Já no dia 21 de julho, o processo voltou para Moro após decisão de primeiro grau da Justiça Eleitoral do Paraná. Mas nesta semana, Richa recorreu ao Tribunal Regional Eleitoral do Paraná (TRE-PR) e, mais uma vez, o processo saiu da competência da Justiça Federal.
Essa última decisão diverge de despacho do último fim de semana do vice-presidente do Superior Tribunal de Justiça, Humberto Martins, que havia mantido o inquérito nas mãos do juiz Sergio Moro ao analisar um recurso da defesa de Richa após o retorno do caso à Justiça Comum.
O que dizem os citados
À RPC e ao G1, a maioria dos citados na reportagem se manifestou por nota (leia abaixo). O advogado de Deonilson Roldo disse que só iria se manifestar nos autos. Já o advogado de Jorge Atherino afirmou que não iria comentar por não ter tido acesso aos autos.
Beto Richa
“A obra prevista na licitação não aconteceu. Nenhum recurso público foi gasto nesse projeto. Em relação à empresa Contern, por duas vezes ela se apresentou para entregar sua proposta para a comissão de licitação. Em seguida ela declinou de participar por não ter conseguido as garantias bancárias exigidas pelas regras do edital.
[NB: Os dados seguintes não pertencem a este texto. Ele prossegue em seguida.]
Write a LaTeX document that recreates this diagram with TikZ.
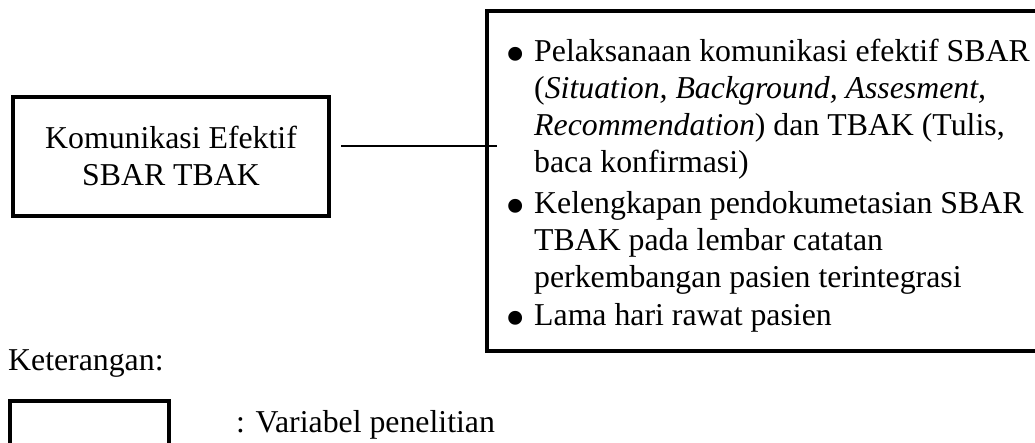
\documentclass[tikz,border=0pt]{standalone}
\usepackage{fontspec}
\setmainfont{Liberation Serif}
\begin{document}
\begin{tikzpicture}[x=1pt,y=-1pt,
  box/.style={draw, line width=4pt, rectangle, inner sep=0pt},
  txt/.style={anchor=base west, inner sep=0pt, font=\fontsize{31.8}{37}\selectfont},
  ctxt/.style={anchor=base, inner sep=0pt, font=\fontsize{31.8}{37}\selectfont},
  bul/.style={anchor=base, inner sep=0pt, font=\fontsize{58}{58}\selectfont},
  link/.style={line width=2.5pt}]
\useasboundingbox (0,0) rectangle (1035,443);
\clip (0,0) rectangle (1035,443);

% independent variable box
\node[box, minimum width=316.5pt, minimum height=119pt] (var) at (170.75,156.5) {};
\node[ctxt] (k1) at (171,148.5) {Komunikasi Efektif};
\node[ctxt] (k2) at (171,185.5) {SBAR TBAK};

% dependent variables box
\node[box, minimum width=558.5pt, minimum height=339pt] (dep) at (765.75,181) {};
\node[bul] (b1) at (516,74) {•};
\node[txt] (l1) at (534,62) {Pelaksanaan komunikasi efektif SBAR};
\node[txt] (l2) at (534,99) {(\textit{Situation, Background, Assesment,}};
\node[txt] (l3) at (534,136) {\textit{Recommendation}) dan TBAK (Tulis,};
\node[txt] (l4) at (534,173) {baca konfirmasi)};
\node[bul] (b2) at (516,226) {•};
\node[txt] (l5) at (534,214) {Kelengkapan pendokumetasian SBAR};
\node[txt] (l6) at (534,251) {TBAK pada lembar catatan};
\node[txt] (l7) at (534,288) {perkembangan pasien terintegrasi};
\node[bul] (b3) at (516,337) {•};
\node[txt] (l8) at (534,325) {Lama hari rawat pasien};

% connector
\coordinate (c1) at (341,146);
\coordinate (c2) at (497,146);
\draw[link] (c1) -- (c2);

% legend
\node[txt] (ket) at (8,370) {Keterangan:};
\node[box, minimum width=159pt, minimum height=80pt] (leg) at (89,441) {};
\node[txt] (legt) at (236,432) {: Variabel penelitian};
\end{tikzpicture}
\end{document}
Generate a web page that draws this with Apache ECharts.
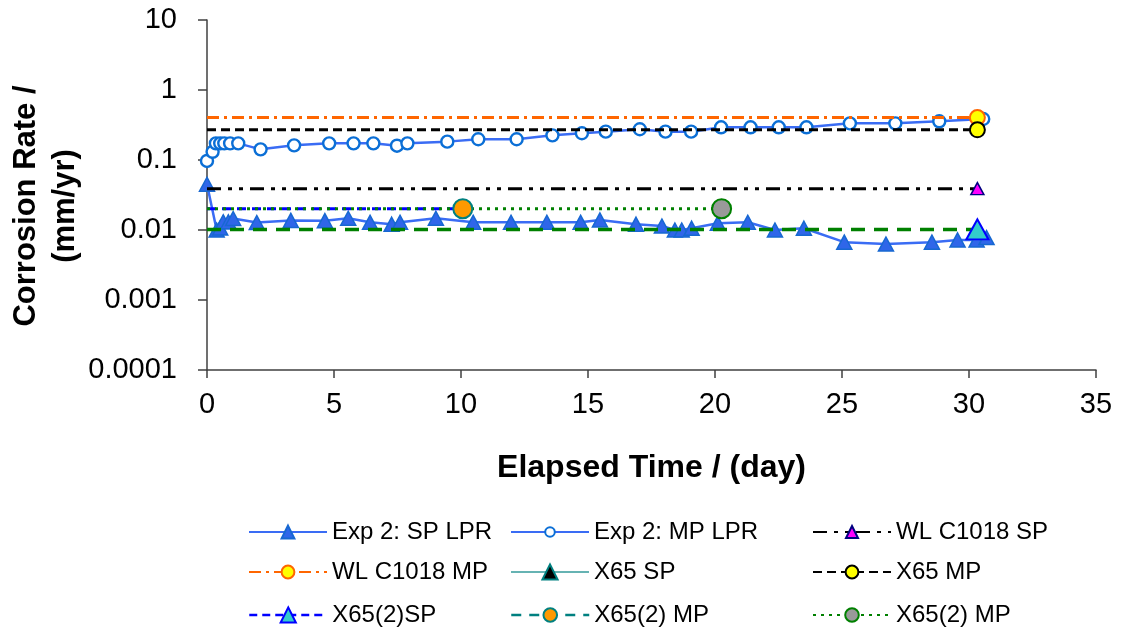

Tanto é assim que a Contern ajuizou, em 27/02/2014, a Ação Ordinária n. 0001667-03.2014.8.16.0004), perante a 3ª Vara da Fazenda Pública de Curitiba, em razão de sua incapacidade econômica financeira para participar do certame. Questionou as exigências do edital, pois não tinha patrimônio líquido mínimo exigido no edital e também por não conseguir oferecer garantia, equivalente a 10% do valor estimado da licitação. O pedido foi negado pela Justiça. Como usualmente vem ocorrendo, os delatores apresentam planilhas e informações, como estratégia de defesa, sem no entanto conseguirem comprovar a veracidade de suas acusações. Até porque os fatos relatados são inexistentes. A defesa, mais uma vez, estranha o desrespeito ao sigilo judicial decretado neste caso.”
PSDB
“O diretório estadual do PSDB no Paraná volta a afirmar que as colocações são inverídicas. E garante ainda que todas as doações referentes às eleições de 2014 foram legais e seguiram à risca a legislação eleitoral vigente.”
Contern
“A Contern, empresa de engenharia e construção pesada com inúmeras grandes obras realizadas, estudou o edital de licitação da PR 323, do mesmo modo que estudou outros tantos processos licitatórios. O engenheiro Pedro Rache exerceu, durante vários anos, funções de direção na Contern, tendo como uma de suas responsabilidades a interação com os órgãos públicos aos quais as licitações estavam vinculadas. Em nenhum momento, pelas informações disponíveis, a Contern recebeu sinais de que o referido processo licitatório estaria direcionado para uma determinada construtora.”
Odebrecht
“A Odebrecht continua cooperando com as autoridades e está focada no exercício de suas atividades e na conquista de novos projetos.”